Kesimpulan salah satu hasil penelitian Harvard University, AS, menyebutkan: Kebiasaan minum susu sapi (pasteurisasi - di sana produk susu jenis ini adalah yang paling umum dikonsumsi) berhubungan langsung dengan aneka jenis kanker berkait hormon. Budidaya sapi perah dengan pakan rekayasa, membuat hasil susunya tinggi estron sulfat, yang memicu kanker testikular (biji pelir), kanker prostat, kanker payudara.
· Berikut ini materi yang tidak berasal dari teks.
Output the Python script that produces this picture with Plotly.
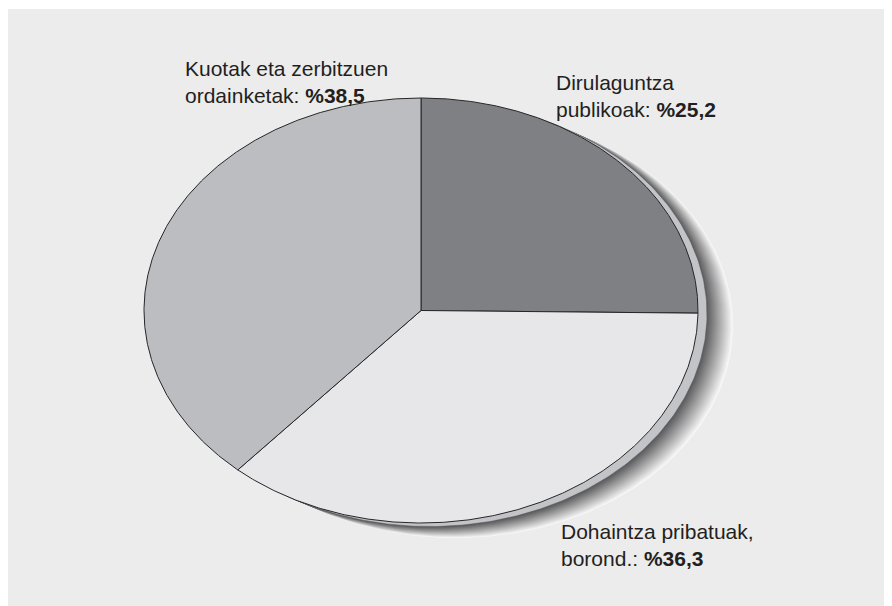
import numpy as np
import plotly.graph_objects as go

# ---- data ----
labels = ["Dirulaguntza publikoak", "Dohaintza pribatuak, borond.", "Kuotak eta zerbitzuen ordainketak"]
values = [25.2, 36.3, 38.5]
label_texts = [
    "Dirulaguntza<br>publikoak: <b>%25,2</b>",
    "Dohaintza pribatuak,<br>borond.: <b>%36,3</b>",
    "Kuotak eta zerbitzuen<br>ordainketak: <b>%38,5</b>",
]
slice_colors = ["#7f8084", "#e7e7e9", "#bcbdc1"]

# figure is placed at an 8px page offset
W, H = 884, 598
# pie ellipse geometry in pixels (layout)
CX, CY, RX, RY = 413, 302.5, 277, 212.5
xr = [-CX / RX, (W - CX) / RX]
yr = [-(H - CY) / RY, CY / RY]

fig = go.Figure()

def ellipse(dx=0.0, dy=0.0, n=400):
    t = np.linspace(0, 2 * np.pi, n)
    return np.sin(t) + dx, np.cos(t) + dy

# shadow (gradient crescent)
SHX, SHY = 35 / RX, -15 / RY
N = 30
dark = np.array([0x58, 0x58, 0x5a])
light = np.array([0xf8, 0xf8, 0xf8])
for k in range(N):
    t = 1 - k / N * 0.75  # 1 -> 0.25
    f = (t - 0.25) / 0.75  # 1 outer(light) -> 0 inner(dark)
    c = (dark + (light - dark) * f ** 1.0).astype(int)
    col = "rgb(%d,%d,%d)" % tuple(c)
    x, y = ellipse(SHX * t, SHY * t)
    fig.add_trace(go.Scatter(x=x, y=y, mode="lines", fill="toself", fillcolor=col,
                             line=dict(width=0), hoverinfo="skip", showlegend=False))

# rim
x, y = ellipse(9 / RX, -3.5 / RY)
fig.add_trace(go.Scatter(x=x, y=y, mode="lines", fill="toself", fillcolor="#c3c4c8",
                         line=dict(width=0.5, color="#55555a"), hoverinfo="skip", showlegend=False))

# slices
total = sum(values)
cum = 0.0
for lab, v, col in zip(labels, values, slice_colors):
    a0 = cum / total * 2 * np.pi
    cum += v
    a1 = cum / total * 2 * np.pi
    a = np.linspace(a0, a1, 300)
    xs = np.concatenate([[0], np.sin(a), [0]])
    ys = np.concatenate([[0], np.cos(a), [0]])
    fig.add_trace(go.Scatter(x=xs, y=ys, mode="lines", fill="toself", fillcolor=col,
                             line=dict(width=1, color="#262628"), name=lab,
                             hoverinfo="name", showlegend=False))

# labels
font = dict(family="Liberation Sans, Arial", size=21, color="#231f20")
label_pos = [(546, 61), (551, 510), (175, 47)]
for txt, (px, py) in zip(label_texts, label_pos):
    fig.add_annotation(x=px / W, y=1 - py / H, xref="paper", yref="paper", text=txt,
                       showarrow=False, xanchor="left", yanchor="top", align="left", font=font)

fig.add_shape(type="rect", xref="paper", yref="paper", x0=-0.01, x1=1.01, y0=-0.01, y1=1 - 1 / H,
              fillcolor="#ececec", line=dict(width=0), layer="below")

fig.update_layout(
    width=W, height=H, margin=dict(l=0, r=0, t=0, b=0),
    paper_bgcolor="white", plot_bgcolor="rgba(0,0,0,0)",
    xaxis=dict(range=xr, visible=False, fixedrange=True),
    yaxis=dict(range=yr, visible=False, fixedrange=True),
    showlegend=False,
)
fig.write_html("out.html")
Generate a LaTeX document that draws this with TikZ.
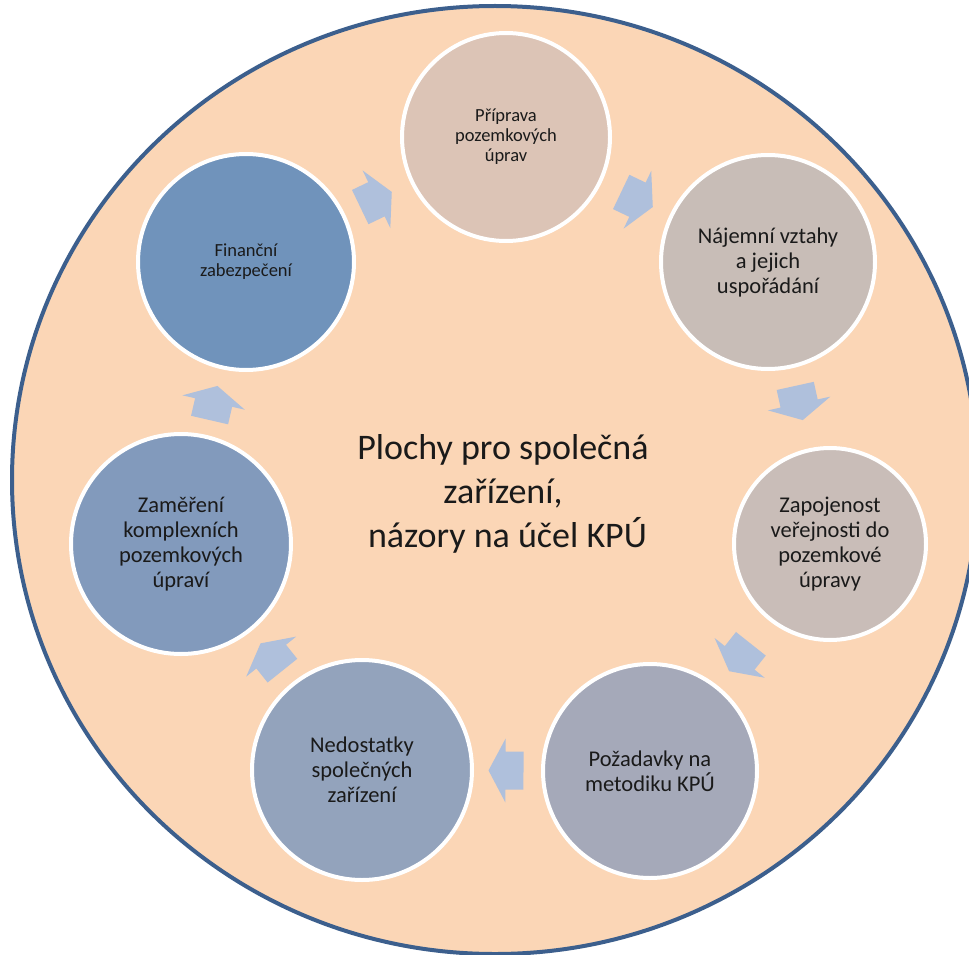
\documentclass[tikz,border=0pt]{standalone}
\usepackage{fontspec}
\setmainfont{Carlito}
\usetikzlibrary{calc}
\definecolor{bigfill}{HTML}{FBD6B6}
\definecolor{bigborder}{HTML}{3C5F8D}
\definecolor{cPrip}{HTML}{DCC4B6}
\definecolor{cNaj}{HTML}{C8BDB7}
\definecolor{cZap}{HTML}{C9BDB8}
\definecolor{cPoz}{HTML}{A5A9B9}
\definecolor{cNed}{HTML}{93A3BC}
\definecolor{cZam}{HTML}{829ABC}
\definecolor{cFin}{HTML}{7093BB}
\definecolor{arrowc}{HTML}{AFC0DC}
\definecolor{txt}{HTML}{1A1A1A}
\tikzset{
  stage/.style={circle, draw=white, line width=4pt, inner sep=0pt, align=center, text=txt},
  bigtext/.style={font=\fontsize{22.5}{25}\selectfont},
  smalltext/.style={font=\fontsize{18.5}{20}\selectfont},
  cycarrowfill/.style={fill=arrowc, draw=none}
}
\newcommand\cycarrow[2]{%
  \path let \p1=($(#2)-(#1)$), \n1={atan2(\y1,\x1)} in \pgfextra{\xdef\cycang{\n1}};
  \fill[cycarrowfill, shift={($(#1)!0.5!(#2)$)}, rotate=\cycang]
    (-17.5,-19) -- (0.5,-19) -- (0.5,-32) -- (17.5,0) -- (0.5,32) -- (0.5,19) -- (-17.5,19) -- cycle;
}
\begin{document}
\begin{tikzpicture}[x=1pt,y=-1pt]
\useasboundingbox (0,0) rectangle (969,955);
\clip (0,0) rectangle (969,955);
\fill[white] (0,0) rectangle (969,955);
\draw[fill=bigfill, draw=bigborder, line width=4pt] (495,480) ellipse [x radius=483, y radius=474];

\node[font=\fontsize{36}{44}\selectfont, align=center, text=txt] (centre) at (503,494)
  {Plochy pro společná\\zařízení,\\\hspace{0.25em}názory na účel KPÚ};

\node[stage, smalltext, fill=cPrip, minimum size=208pt] (prip) at (506,137) {Příprava\\pozemkových\\úprav};
\node[stage, bigtext, fill=cNaj, minimum size=214pt] (naj) at (768,262) {Nájemní vztahy\\a jejich\\uspořádání};
\node[stage, bigtext, fill=cZap, minimum size=192pt] (zap) at (830,544) {Zapojenost\\veřejnosti do\\pozemkové\\úpravy};
\node[stage, bigtext, fill=cPoz, minimum size=214pt] (poz) at (650,771) {Požadavky na\\metodiku KPÚ};
\node[stage, bigtext, fill=cNed, minimum size=220pt] (ned) at (362,770) {Nedostatky\\společných\\zařízení};
\node[stage, bigtext, fill=cZam, minimum size=220pt] (zam) at (181,544) {Zaměření\\komplexních\\pozemkových\\úpraví};
\node[stage, smalltext, fill=cFin, minimum size=216pt] (fin) at (246,262) {Finanční\\zabezpečení};

\cycarrow{fin}{prip}
\cycarrow{prip}{naj}
\cycarrow{naj}{zap}
\cycarrow{zap}{poz}
\cycarrow{poz}{ned}
\cycarrow{ned}{zam}
\cycarrow{zam}{fin}
\end{tikzpicture}
\end{document}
Dalam hasil riset Dr. Ganmaa Davaasambuu, Ph.D dan koleganya disebutkan bahwa susu yang dihasilkan peternakan-modern sapi perah yang diperah selama 300 hari sepanjang tahun, memiliki kandungan estron sulfat 33 kali lebih tinggi daripada susu yang dihasilkan dari sapi yang hidup alami di Mongolia (susu hanya diperah 6 bulan pertama sejak sapi melahirkan anaknya). Mengapa hormon sintetis estron sulfat ini bisa begitu tingginya? Karena sapi perah diberi rangsangan hormon agar dapat menghasilkan susu sepanjang tahun!

ULASAN WIED HARRY:
Sejak bayi lahir hingga usia 2 tahun, ibu wajib memberikan susunya (ASI). Jika karena suatu alasan ibu tidak dapat memberikan ASI, wajib diupayakan ASI donor. Silakan kontak AIMI Asosiasi Ibu Menyusui Indonesia. Setelah anak usia 2 tahun, susu ibu tidak perlu diberikan lagi, karena tubuh anak sudah mendapatkan asupan nutrisi dari berbagai jenis makanan.

Bagi anak-anak dan orang dewasa, susu bisa dinikmati sebagai "minuman senang-senang" sesekali. Nutrisi dalam susu sapi bisa diperoleh dari beragam jenis makanan lokal.